Whether you're a professional WWW hacker or just an average WWW kiddie like me, JavaScript (JS) will definitely play a huge role in your line of work. JS is what gives life to almost anything on a web page—save for some fancy CSS, a web page without JS would be plain lifeless.

The great thing about JS is that it's browser-interpreted, so the source code is already in your browser, ready for examination and sometimes even modification. This may sound cool to the client-side hacker but it's a nuisance for the server-side programmer and security team; a part of the application logic is getting leaked to the client side, all ready for exploitation!

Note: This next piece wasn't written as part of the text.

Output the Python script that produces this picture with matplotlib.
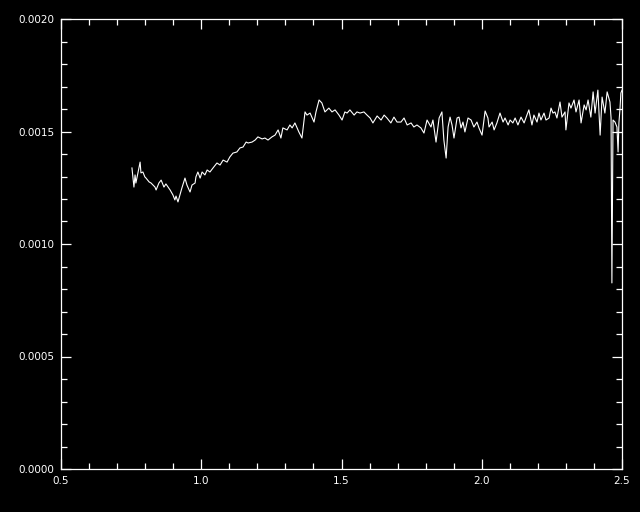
import numpy as np
import matplotlib
matplotlib.use('Agg')
import matplotlib.pyplot as plt
from matplotlib.ticker import MultipleLocator, FormatStrFormatter

# wavelength (micron) and flux
wave = [0.753, 0.760, 0.764, 0.767, 0.782, 0.785, 0.792, 0.799, 0.803, 0.814,
        0.821, 0.835, 0.839, 0.849, 0.857, 0.867, 0.874, 0.889, 0.899, 0.906,
        0.910, 0.917, 0.924, 0.931, 0.942, 0.949, 0.960, 0.967, 0.978, 0.981,
        0.988, 0.996, 1.003, 1.013, 1.021, 1.031, 1.042, 1.056, 1.067, 1.078,
        1.092, 1.102, 1.113, 1.127, 1.138, 1.149, 1.160, 1.167, 1.181, 1.192,
        1.202, 1.217, 1.227, 1.238, 1.252, 1.263, 1.274, 1.284, 1.291, 1.306,
        1.316, 1.324, 1.334, 1.348, 1.359, 1.370, 1.377, 1.388, 1.402, 1.409,
        1.420, 1.430, 1.441, 1.455, 1.466, 1.477, 1.491, 1.502, 1.512, 1.520,
        1.530, 1.545, 1.555, 1.566, 1.580, 1.591, 1.602, 1.612, 1.627, 1.641,
        1.652, 1.662, 1.676, 1.687, 1.698, 1.712, 1.723, 1.734, 1.748, 1.758,
        1.769, 1.783, 1.794, 1.805, 1.819, 1.826, 1.837, 1.848, 1.858, 1.865,
        1.873, 1.880, 1.887, 1.894, 1.901, 1.912, 1.919, 1.926, 1.933, 1.940,
        1.951, 1.962, 1.972, 1.983, 1.990, 2.001, 2.012, 2.022, 2.026, 2.037,
        2.044, 2.054, 2.065, 2.076, 2.083, 2.094, 2.101, 2.111, 2.119, 2.129,
        2.140, 2.151, 2.161, 2.168, 2.179, 2.186, 2.197, 2.204, 2.211, 2.222,
        2.229, 2.240, 2.247, 2.254, 2.261, 2.268, 2.279, 2.286, 2.297, 2.300,
        2.311, 2.318, 2.329, 2.336, 2.347, 2.354, 2.365, 2.372, 2.379, 2.389,
        2.397, 2.404, 2.414, 2.422, 2.429, 2.439, 2.447, 2.457, 2.461, 2.464,
        2.468, 2.475, 2.482, 2.486, 2.489, 2.493, 2.496, 2.500]

flux = [0.001338, 0.001253, 0.001307, 0.001271, 0.001364, 0.001316, 0.001320, 0.001298, 0.001293, 0.001276,
        0.001271, 0.001253, 0.001240, 0.001271, 0.001284, 0.001253, 0.001267, 0.001240, 0.001218, 0.001196,
        0.001213, 0.001187, 0.001218, 0.001249, 0.001293, 0.001262, 0.001231, 0.001262, 0.001271, 0.001298,
        0.001320, 0.001293, 0.001320, 0.001307, 0.001329, 0.001320, 0.001338, 0.001360, 0.001351, 0.001373,
        0.001364, 0.001387, 0.001404, 0.001409, 0.001427, 0.001431, 0.001453, 0.001449, 0.001453, 0.001462,
        0.001476, 0.001467, 0.001471, 0.001462, 0.001476, 0.001484, 0.001507, 0.001471, 0.001516, 0.001507,
        0.001529, 0.001516, 0.001538, 0.001498, 0.001471, 0.001587, 0.001573, 0.001582, 0.001542, 0.001587,
        0.001640, 0.001627, 0.001587, 0.001604, 0.001587, 0.001596, 0.001573, 0.001551, 0.001587, 0.001582,
        0.001596, 0.001573, 0.001587, 0.001582, 0.001587, 0.001573, 0.001560, 0.001538, 0.001569, 0.001551,
        0.001573, 0.001560, 0.001538, 0.001564, 0.001542, 0.001542, 0.001560, 0.001529, 0.001538, 0.001520,
        0.001529, 0.001516, 0.001493, 0.001551, 0.001520, 0.001551, 0.001453, 0.001560, 0.001587, 0.001462,
        0.001382, 0.001520, 0.001564, 0.001529, 0.001471, 0.001560, 0.001564, 0.001516, 0.001542, 0.001498,
        0.001560, 0.001551, 0.001520, 0.001542, 0.001516, 0.001484, 0.001591, 0.001560, 0.001520, 0.001542,
        0.001507, 0.001538, 0.001582, 0.001542, 0.001560, 0.001529, 0.001551, 0.001538, 0.001560, 0.001529,
        0.001564, 0.001538, 0.001573, 0.001596, 0.001529, 0.001573, 0.001542, 0.001582, 0.001551, 0.001582,
        0.001551, 0.001560, 0.001604, 0.001582, 0.001587, 0.001560, 0.001631, 0.001564, 0.001587, 0.001507,
        0.001627, 0.001604, 0.001640, 0.001587, 0.001640, 0.001538, 0.001618, 0.001596, 0.001640, 0.001564,
        0.001676, 0.001582, 0.001684, 0.001484, 0.001653, 0.001582, 0.001676, 0.001631, 0.001560, 0.000827,
        0.001551, 0.001542, 0.001520, 0.001409, 0.001538, 0.001604, 0.001671, 0.001684]

fig = plt.figure(figsize=(6.4, 5.12), dpi=100, facecolor='black')
ax = fig.add_axes([61/640, 43/512, 561/640, 450/512], facecolor='black')

ax.plot(wave, flux, color='white', lw=0.8)

ax.set_xlim(0.5, 2.5)
ax.set_ylim(0.0, 0.002)
ax.xaxis.set_major_locator(MultipleLocator(0.5))
ax.xaxis.set_minor_locator(MultipleLocator(0.1))
ax.yaxis.set_major_locator(MultipleLocator(0.0005))
ax.yaxis.set_minor_locator(MultipleLocator(0.0001))
ax.xaxis.set_major_formatter(FormatStrFormatter('%.1f'))
ax.yaxis.set_major_formatter(FormatStrFormatter('%.4f'))

for s in ax.spines.values():
    s.set_color('white')
    s.set_linewidth(0.9)
ax.tick_params(which='both', direction='in', colors='white', top=True, right=True,
               labelsize=7.5, width=0.9)
ax.tick_params(which='major', length=7, pad=5)
ax.tick_params(which='minor', length=4)

fig.savefig('out.png', dpi=100, facecolor='black')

As a result, many websites now use obfuscation techniques to scramble their JS sources. JS programmers use the concept of metaprogramming—creating a program that mutates itself to become something else—to devise elaborate tricks for hiding their logic inside cryptic, uncommented, space-stripped blocks of sphagetti code. The browser doesn't give a damn, however, and gracefully executes this sphagetti metaprogram which eventually does the entire job as nicely as the original code (perhaps at the cost of a few extra milliseconds, but who cares?).

These are some of the obtuscation 'techniques', which I have come across, while examining obfuscated JS:

  • eval()
  • This native JS function executes whatever string passed to it, on the JS engine, just as if it were regular inline JS code. eval(['a','l','e','r','t','(','"','H','e','l','l','o','"',')'].join('')) will display an alert "Hello" on the browser. This is often the core trick of more advanced techniques.

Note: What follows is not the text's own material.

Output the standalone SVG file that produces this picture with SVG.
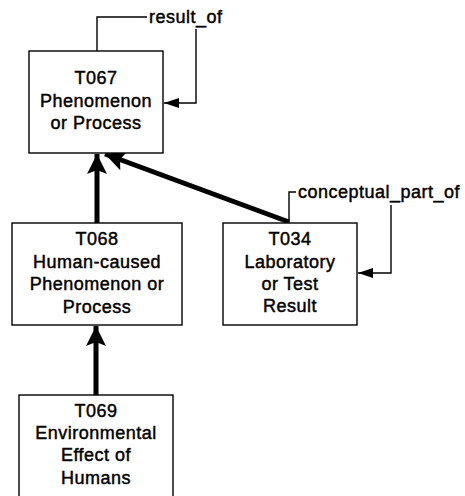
<svg xmlns="http://www.w3.org/2000/svg" width="465" height="496" viewBox="0 0 465 496">
  <style>
    .box { fill: #ffffff; stroke: #000000; stroke-width: 1.4; }
    .lbl { font-family: "Liberation Sans", Arial, sans-serif; font-size: 18px; letter-spacing: 0.5px; fill: #000000; stroke: #000000; stroke-width: 0.45; text-anchor: middle; }
    .rel { font-family: "Liberation Sans", Arial, sans-serif; font-size: 18px; letter-spacing: 0.5px; fill: #000000; stroke: #000000; stroke-width: 0.45; }
    .isa { fill: none; stroke: #000000; stroke-width: 5; }
    .loop { fill: none; stroke: #000000; stroke-width: 1.4; }
  </style>
  <defs>
    <marker id="bigHead" markerUnits="userSpaceOnUse" markerWidth="22" markerHeight="20" refX="20" refY="10" orient="auto">
      <path d="M0,0 L20,10 L0,20 L4,10 Z" fill="#000000"/>
    </marker>
    <marker id="smallHead" markerUnits="userSpaceOnUse" markerWidth="16" markerHeight="10" refX="15" refY="5" orient="auto">
      <path d="M0,0 L15,5 L0,10 Z" fill="#000000"/>
    </marker>
  </defs>
  <rect width="465" height="496" fill="#ffffff"/>

  <g id="connectors">
    <!-- is-a links -->
    <line class="isa" x1="97" y1="223" x2="97" y2="154" marker-end="url(#bigHead)"/>
    <line class="isa" x1="96" y1="395" x2="96" y2="326" marker-end="url(#bigHead)"/>
    <line class="isa" x1="289" y1="222" x2="105" y2="154" marker-end="url(#bigHead)"/>
    <!-- result_of self relation -->
    <path class="loop" d="M97,51 V17 H147"/>
    <text class="rel" x="149" y="23">result_of</text>
    <path class="loop" d="M196,29 V103 H164" marker-end="url(#smallHead)"/>
    <!-- conceptual_part_of self relation -->
    <path class="loop" d="M289,223 V192 H296"/>
    <text class="rel" x="298" y="198">conceptual_part_of</text>
    <path class="loop" d="M391,205 V273 H358" marker-end="url(#smallHead)"/>
  </g>

  <g id="T067">
    <rect class="box" x="29" y="51" width="134" height="102"/>
    <text class="lbl" x="96" y="84">T067</text>
    <text class="lbl" x="96" y="107">Phenomenon</text>
    <text class="lbl" x="96" y="129">or Process</text>
  </g>

  <g id="T068">
    <rect class="box" x="12" y="223" width="170" height="102"/>
    <text class="lbl" x="97" y="245">T068</text>
    <text class="lbl" x="97" y="268">Human-caused</text>
    <text class="lbl" x="97" y="290">Phenomenon or</text>
    <text class="lbl" x="97" y="313">Process</text>
  </g>

  <g id="T034">
    <rect class="box" x="223" y="223" width="134" height="102"/>
    <text class="lbl" x="290" y="245">T034</text>
    <text class="lbl" x="290" y="268">Laboratory</text>
    <text class="lbl" x="290" y="290">or Test</text>
    <text class="lbl" x="290" y="312">Result</text>
  </g>

  <g id="T069">
    <rect class="box" x="19" y="395" width="154" height="110"/>
    <text class="lbl" x="96" y="417">T069</text>
    <text class="lbl" x="96" y="439">Environmental</text>
    <text class="lbl" x="96" y="461">Effect of</text>
    <text class="lbl" x="96" y="484">Humans</text>
  </g>
</svg>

  • Packer, and similar code compacting tools
  • /packer/ is a service that can convert an arbitrary JS fragment to a "packer" function, often with the signature function(p,a,c,k,e,r) which, when eval()'d, produces the same result as the original fragment. Inside the function is a total mess for the naked eye, with a mixture of math operations, concatenations, arrays of keyword and function names, nested eval()s, and more. There are other similar converters as well, doing the same thing with slightly different algorithms. Many PTC websites including Neobux and the late Probux use this technique to shield their ad view and validation logic from prying eyes (but not from mine ;-)).

  • Token replacement
  • A list of textual tokens of 2-3 characters each, often having cryptic names, are declared. Subsequent code uses various combinations of these tokens to invoke desired operations. For example,

    a2x = 'do'
    n9p = 'ran'
    bb7 = 'm'
    alert(Math[n9p + a2x + bb7]())
    will produce an alert with a random number. I have observed this technique extensively in AdFly.

  • Plain compaction
  • To be honest, this is not obfuscation. However, given the possibility of complex syntactic tricks of JS, removing whitespace can make JS code highly unreadable and cryptic; yet it's just an illusion devised to frighten away inexperienced script kiddies.

Of course, this list is not exhausive; given the flexibility of JS, there are infinitely many possibilities of obfuscating the same piece of code. Nevertheless, all of them are based on the fundamentals—confusion, illusion and eval()—as they are meant for the man, not for the beast machine.